REQUIREMENTS
Lines with "Write the seaborn" and "START = '2010-09-01'" mark the range, both included. Reproduce exactly that stretch, without pictures.

====== DATA SUPPLIED ======

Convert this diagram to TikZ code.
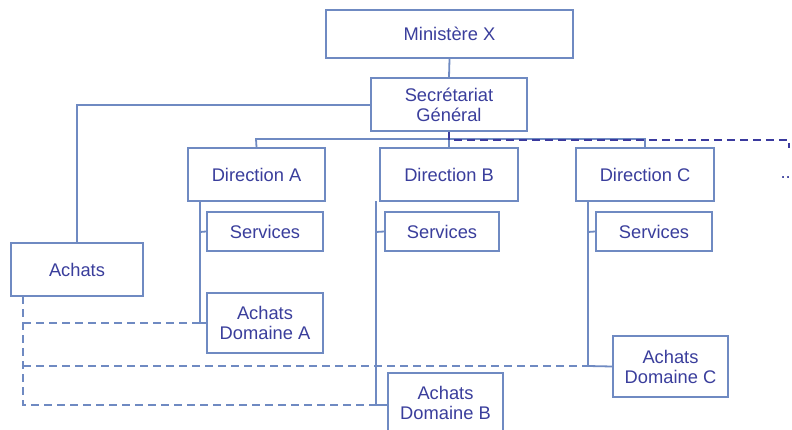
\documentclass[tikz,border=0pt]{standalone}
\usepackage{fontspec}
\setmainfont{Liberation Sans}
\usetikzlibrary{calc}
\definecolor{boxline}{HTML}{6F8AC2}
\definecolor{txt}{HTML}{3A3E9C}
\definecolor{darkdash}{HTML}{3A3A9E}
\begin{document}
\begin{tikzpicture}[x=1pt,y=-1pt,
  orgbox/.style={draw=boxline,line width=1.8pt,fill=white,text=txt,align=center,
    inner sep=0pt,font=\fontsize{18.3}{20}\selectfont},
  link/.style={draw=boxline,line width=1.8pt},
  lightdash/.style={draw=boxline,line width=1.8pt,dash pattern=on 8pt off 5pt},
  darkdashed/.style={draw=darkdash,line width=1.8pt,dash pattern=on 8pt off 5pt}]
\useasboundingbox (0,0) rectangle (792,430);
% connectors first
\coordinate (busL) at (256,139);
\coordinate (busR) at (645,139);
\coordinate (sgL) at (77,105);
\coordinate (dashE) at (789,140);
\coordinate (dashEd) at (789,148);
\coordinate (dashS) at (449,140);
\coordinate (aT) at (200,201);
\coordinate (aS) at (200,232);
\coordinate (aD) at (200,323);
\coordinate (bT) at (376,201);
\coordinate (bS) at (376,232);
\coordinate (bD) at (376,405);
\coordinate (cT) at (588,201);
\coordinate (cS) at (588,232);
\coordinate (cD) at (588,366);
\coordinate (hT) at (23,296);
\coordinate (h1) at (23,323);
\coordinate (h2) at (23,366);
\coordinate (h3) at (23,405);

\node[orgbox,minimum width=247pt,minimum height=48pt] (min) at (449.5,34) {Ministère X};
\node[orgbox,minimum width=156pt,minimum height=53pt] (sg) at (449,104.5) {Secrétariat\\Général};
\node[orgbox,minimum width=132pt,minimum height=53pt] (ach) at (77,269.5) {Achats};
\node[orgbox,minimum width=137pt,minimum height=53pt] (dA) at (256.5,174.5) {Direction A};
\node[orgbox,minimum width=138pt,minimum height=53pt] (dB) at (449,174.5) {Direction B};
\node[orgbox,minimum width=138pt,minimum height=53pt] (dC) at (645,174.5) {Direction C};
\node[orgbox,minimum width=116pt,minimum height=39pt] (sA) at (265,231.5) {Services};
\node[orgbox,minimum width=114pt,minimum height=39pt] (sB) at (442,231.5) {Services};
\node[orgbox,minimum width=116pt,minimum height=39pt] (sC) at (654,231.5) {Services};
\node[orgbox,minimum width=116pt,minimum height=60pt] (adA) at (265,323) {Achats\\Domaine A};
\node[orgbox,minimum width=115pt,minimum height=60pt] (adB) at (445.5,403) {Achats\\Domaine B};
\node[orgbox,minimum width=115pt,minimum height=61pt] (adC) at (670.5,366.5) {Achats\\Domaine C};
\node[text=txt,anchor=east,inner sep=0pt,font=\fontsize{18.3}{20}\selectfont] (dots) at (791,178) {..};

% solid connectors
\path[link] (min.south) -- (sg.north);
\path[link] (sg.west |- sgL) -- (sgL) -- (ach.north);
\path[link] (dA.north) -- (busL) -- (busR) -- (dC.north);
\path[link] (sg.south) -- (dB.north);
\path[link] (aT) -- (aD) -- (adA.west);
\path[link] (aS) -- (sA.west);
\path[link] (bT) -- (bD) -- (adB.west |- bD);
\path[link] (bS) -- (sB.west);
\path[link] (cT) -- (cD) -- (adC.west);
\path[link] (cS) -- (sC.west);
% dashed connectors
\path[darkdashed] (sg.south) -- (dashS) -- (dashE) -- (dashEd);
\path[lightdash] (hT) -- (h3) -- (bD);
\path[lightdash] (h1) -- (aD);
\path[lightdash] (h2) -- (cD);
\end{tikzpicture}
\end{document}
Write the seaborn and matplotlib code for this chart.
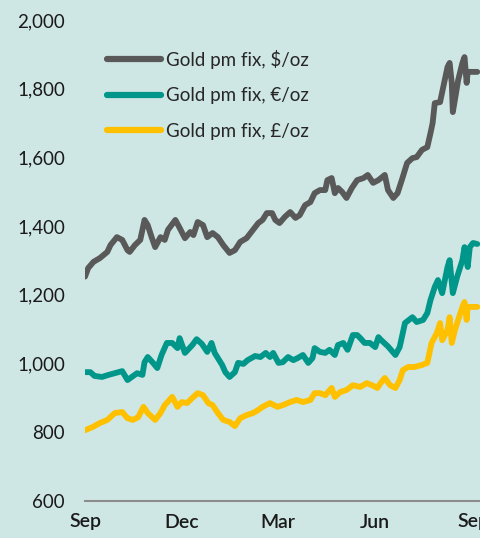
import pandas as pd
import matplotlib
matplotlib.use('Agg')
import matplotlib.pyplot as plt
import matplotlib.dates as mdates
from matplotlib.ticker import FuncFormatter
import seaborn as sns

START = '2010-09-01'

# days since 1 Sep 2010, and the pm fix
days_usd = [0, 3, 8, 14, 21, 24, 30, 35, 40, 42, 47, 52, 56, 59, 63, 66, 71, 75, 78, 85,
            89, 94, 99, 102, 106, 111, 115, 120, 125, 130, 136, 141, 146, 152, 158, 163, 167, 171, 176, 179,
            183, 188, 193, 198, 202, 207, 212, 216, 221, 226, 228, 232, 235, 238, 242, 246, 251, 256, 262, 266,
            271, 276, 282, 285, 290, 294, 298, 303, 308, 312, 317, 322, 325, 327, 329, 334, 337, 341, 343, 345,
            346, 349, 351, 355, 357, 359, 360, 364, 369]
usd = [1253, 1278, 1296, 1307, 1325, 1345, 1368, 1360, 1330, 1325, 1345, 1360, 1418, 1403, 1365, 1339, 1368, 1360, 1389, 1418,
       1395, 1365, 1383, 1374, 1412, 1403, 1368, 1380, 1368, 1345, 1322, 1330, 1354, 1365, 1389, 1409, 1418, 1438, 1438, 1418,
       1409, 1427, 1441, 1424, 1432, 1461, 1470, 1496, 1505, 1505, 1534, 1540, 1496, 1511, 1499, 1482, 1511, 1534, 1540, 1549,
       1526, 1534, 1549, 1505, 1482, 1496, 1534, 1584, 1598, 1601, 1622, 1630, 1671, 1700, 1758, 1761, 1805, 1863, 1875, 1817,
       1732, 1787, 1825, 1875, 1892, 1817, 1849, 1849, 1849]

days_eur = [0, 5, 9, 16, 22, 28, 35, 40, 44, 49, 54, 56, 59, 64, 68, 72, 77, 82, 87, 89,
            94, 101, 105, 110, 115, 119, 122, 125, 129, 132, 136, 141, 144, 149, 153, 160, 165, 170, 174, 177,
            182, 186, 191, 196, 200, 205, 210, 214, 216, 221, 226, 230, 235, 238, 243, 247, 252, 256, 259, 263,
            268, 273, 276, 278, 285, 292, 296, 301, 308, 312, 318, 322, 325, 329, 332, 336, 341, 343, 346, 350,
            355, 357, 360, 362, 365, 369]
eur = [975, 975, 964, 961, 967, 972, 978, 952, 961, 972, 967, 1004, 1019, 1002, 987, 1025, 1060, 1060, 1045, 1074,
       1031, 1054, 1071, 1057, 1034, 1060, 1031, 1016, 996, 975, 961, 975, 1002, 999, 1010, 1022, 1019, 1031, 1019, 1031,
       1002, 1004, 1019, 1010, 1016, 1025, 1002, 1016, 1045, 1034, 1031, 1040, 1025, 1054, 1060, 1040, 1083, 1083, 1074, 1060,
       1060, 1048, 1077, 1070, 1050, 1025, 1048, 1118, 1135, 1121, 1127, 1147, 1185, 1223, 1243, 1205, 1281, 1301, 1205, 1252,
       1301, 1339, 1281, 1339, 1351, 1348]

days_gbp = [0, 7, 14, 21, 28, 35, 40, 45, 50, 55, 59, 66, 71, 75, 82, 87, 91, 96, 101, 106,
            111, 116, 120, 125, 130, 136, 141, 146, 152, 158, 163, 167, 174, 181, 186, 193, 199, 205, 212, 216,
            221, 226, 232, 235, 240, 246, 252, 259, 265, 270, 275, 278, 282, 287, 292, 296, 299, 304, 310, 317,
            322, 326, 331, 334, 336, 341, 343, 345, 348, 351, 355, 357, 359, 360, 365, 369]
gbp = [806, 815, 827, 836, 856, 859, 841, 836, 844, 874, 856, 836, 856, 879, 903, 874, 888, 885, 900, 914,
       908, 885, 879, 856, 836, 830, 818, 841, 850, 856, 865, 874, 885, 874, 879, 888, 894, 888, 894, 914,
       914, 908, 929, 903, 917, 923, 937, 932, 943, 937, 929, 943, 958, 937, 929, 952, 981, 990, 990, 996,
       1002, 1060, 1089, 1118, 1068, 1098, 1135, 1060, 1098, 1127, 1165, 1179, 1127, 1165, 1165, 1165]

labels = ['Gold pm fix, \\$/oz', 'Gold pm fix, €/oz', 'Gold pm fix, £/oz']
colours = ['#595959', '#00968a', '#ffc000']


def to_frame(days, values):
    dates = pd.Timestamp(START) + pd.to_timedelta(days, unit='D')
    return pd.DataFrame({'date': dates, 'price': values})


sns.set_theme(style='white')
plt.rcParams['font.family'] = ['Lato', 'DejaVu Sans']

bg = '#cfe7e4'
fig = plt.figure(figsize=(4.81, 5.38), dpi=100, facecolor=bg)
ax = fig.add_axes([85 / 481, 37 / 538, 396 / 481, 481 / 538])
ax.set_facecolor(bg)

series = [(days_usd, usd), (days_eur, eur), (days_gbp, gbp)]
for (days, vals), colour, label in zip(series, colours, labels):
    sns.lineplot(data=to_frame(days, vals), x='date', y='price', color=colour,
                 linewidth=4.2, label=label, ax=ax,
                 solid_capstyle='round', solid_joinstyle='round')

start = pd.Timestamp(START)
ax.set_xlim(start, start + pd.Timedelta(days=372.5))
ax.set_ylim(600, 2000)
ax.set_yticks(range(600, 2001, 200))
ax.yaxis.set_major_formatter(FuncFormatter(lambda v, p: f'{int(v):,}'))
ax.xaxis.set_major_locator(mdates.MonthLocator(bymonth=[3, 6, 9, 12]))
ax.xaxis.set_major_formatter(mdates.DateFormatter('%b'))
ax.set_xlabel('')
ax.set_ylabel('')

for side in ['top', 'right', 'left']:
    ax.spines[side].set_visible(False)
ax.spines['bottom'].set_color('#8c8c8c')
ax.spines['bottom'].set_linewidth(1.5)

ax.tick_params(axis='x', length=6, width=1.5, color='#8c8c8c', direction='out',
               pad=3, labelsize=14, labelcolor='#1a1a1a')
ax.tick_params(axis='y', length=0, pad=14.5, labelsize=13.5, labelcolor='#1a1a1a')
for lbl in ax.get_xticklabels():
    lbl.set_fontweight('semibold')

leg = ax.legend(loc='upper left', bbox_to_anchor=(107 / 481, 1 - 50 / 538),
                bbox_transform=fig.transFigure, frameon=False, fontsize=13.5,
                handlelength=2.9, handletextpad=0.22, labelspacing=0.98,
                borderpad=0, borderaxespad=0)
for line in leg.get_lines():
    line.set_linewidth(4.5)

fig.savefig('out.png', dpi=100, facecolor=bg)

======

TASK RESPONSE
Write the seaborn and matplotlib code for this chart.
import pandas as pd
import matplotlib
matplotlib.use('Agg')
import matplotlib.pyplot as plt
import matplotlib.dates as mdates
from matplotlib.ticker import FuncFormatter
import seaborn as sns

START = '2010-09-01'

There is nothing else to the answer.